Hobbs is a highly-respected researcher. In 2003, she published the first empirically rigorous quasi-experimental study that examined the impact of media literacy education on the academic achievement of adolescents in Reading Research Quarterly, where she identified media literacy as an expanded conceptualization of literacy. Hobbs has developed and validated measures of media literacy that have been widely used in the field. With her colleagues, Hobbs developed a multiple validated measures of media literacy, including a performance-based measure of ML analysis skills, the Smoking Media Literacy (SML) index, the Motivations Profile for Digital Learning, and the ML Implementation Index.
Hobbs is active in creating digital learning platforms for media literacy. She pioneered the use of a an online game, My Pop Studio, developed in 2007 to help girls ages 9 - 14 learn media literacy concepts through play. She also created a crowdsourced digital platform to help media literacy educators share artifacts for analysis and teaching purposes, with Mind Over Media: Analyzing Contemporary Propaganda.
Hobbs is a change agent. When confusion about copyright was interfering with the advancement of media literacy education, she led a team of researchers to create the Code of Best Practices in Fair Use for Media Literacy, which helped to clarify how the doctrine of fair use applied to the practice of media literacy education. This project also resulted in the book, Copyright Clarity: How Fair Use Supports Digital Learning.
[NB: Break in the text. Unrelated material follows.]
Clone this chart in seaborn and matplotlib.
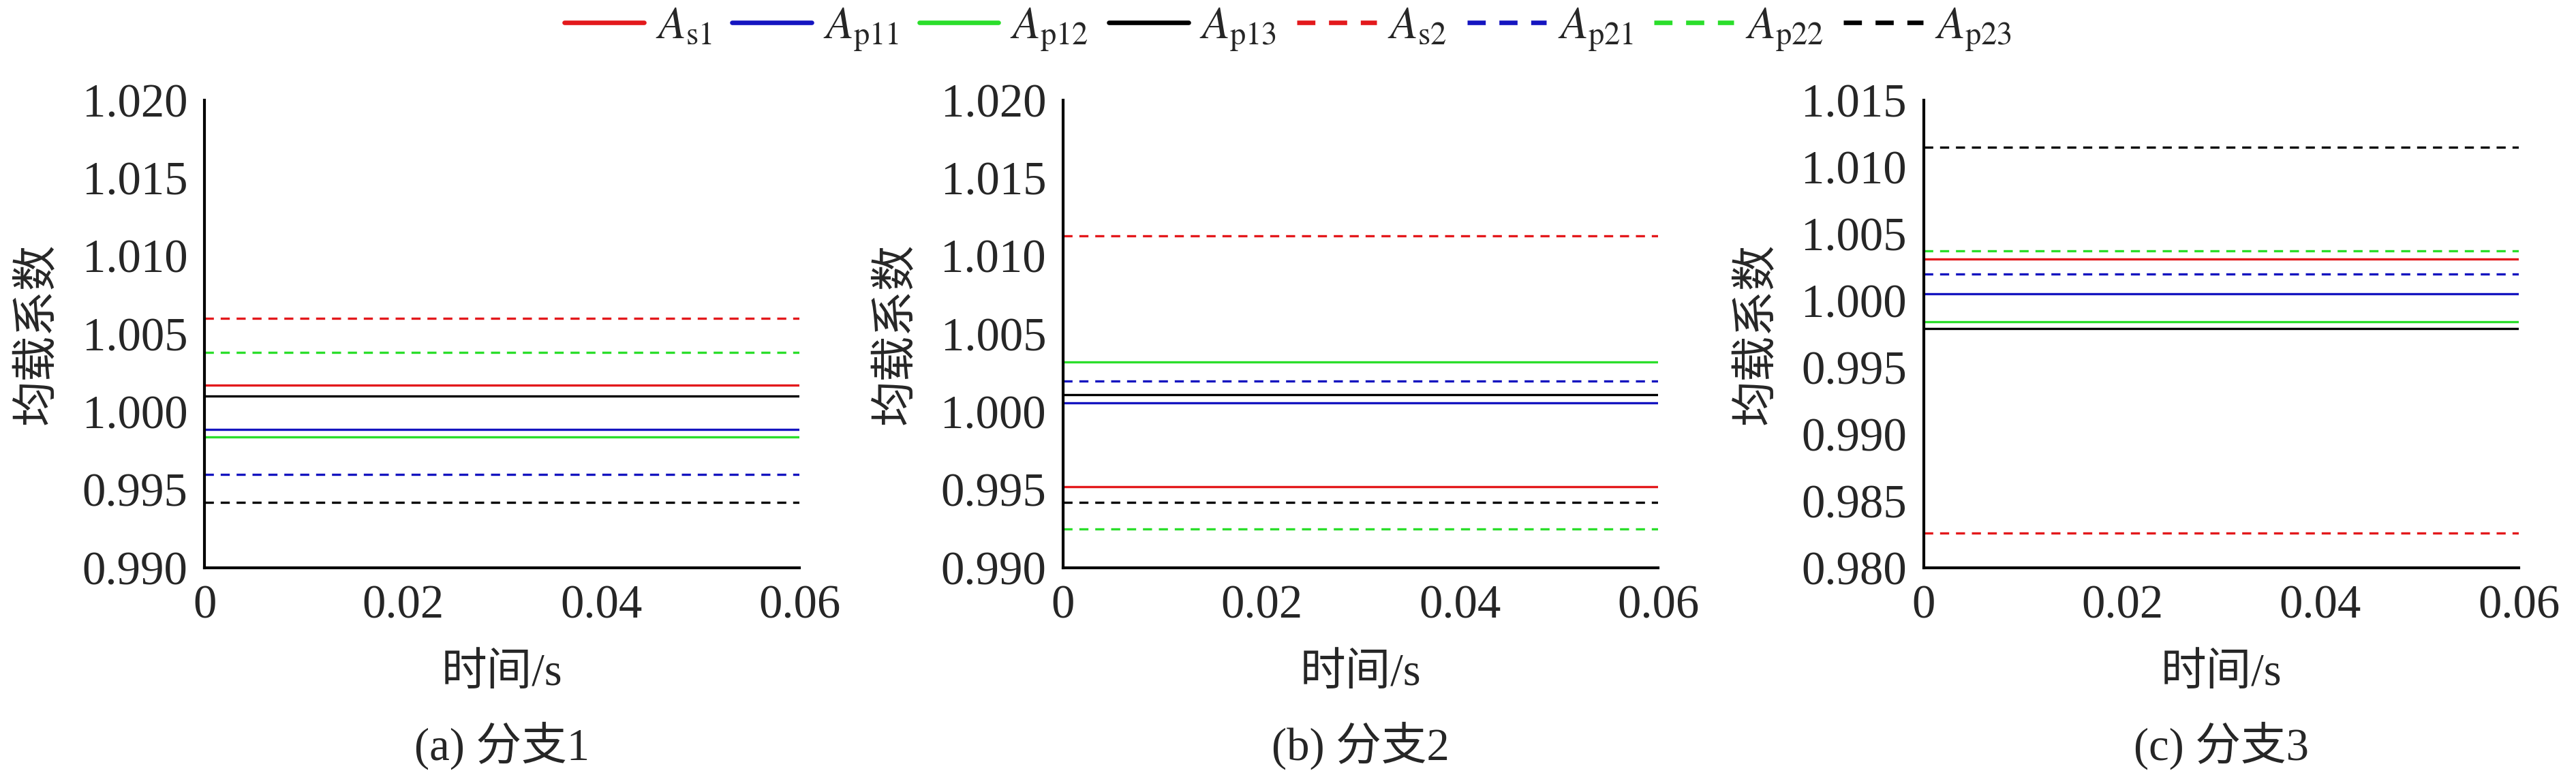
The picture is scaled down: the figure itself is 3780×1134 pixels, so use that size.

In 2017, she conceptualized the principles of create-to-learn as a pedagogy for media literacy education in Create to Learn, and her recent work has examined strategies for teaching about algorithmic personalization in the context of teaching the persuasive genres.
In 2022, Hobbs offered the first-ever professional development program to police academy instructors, working with the Austin (TX) Police Academy to ensure that law enforcement professionals use video in ways that cultivate critical thinking and communication skills so as to identify and disrupt patterns of racial bias, stereotypes, and use of force and enable instructors to consider ethical issues in the use of videos that depict law enforcement personnel, perpetrators, and victims, especially those with disabilities or in mental health crisis.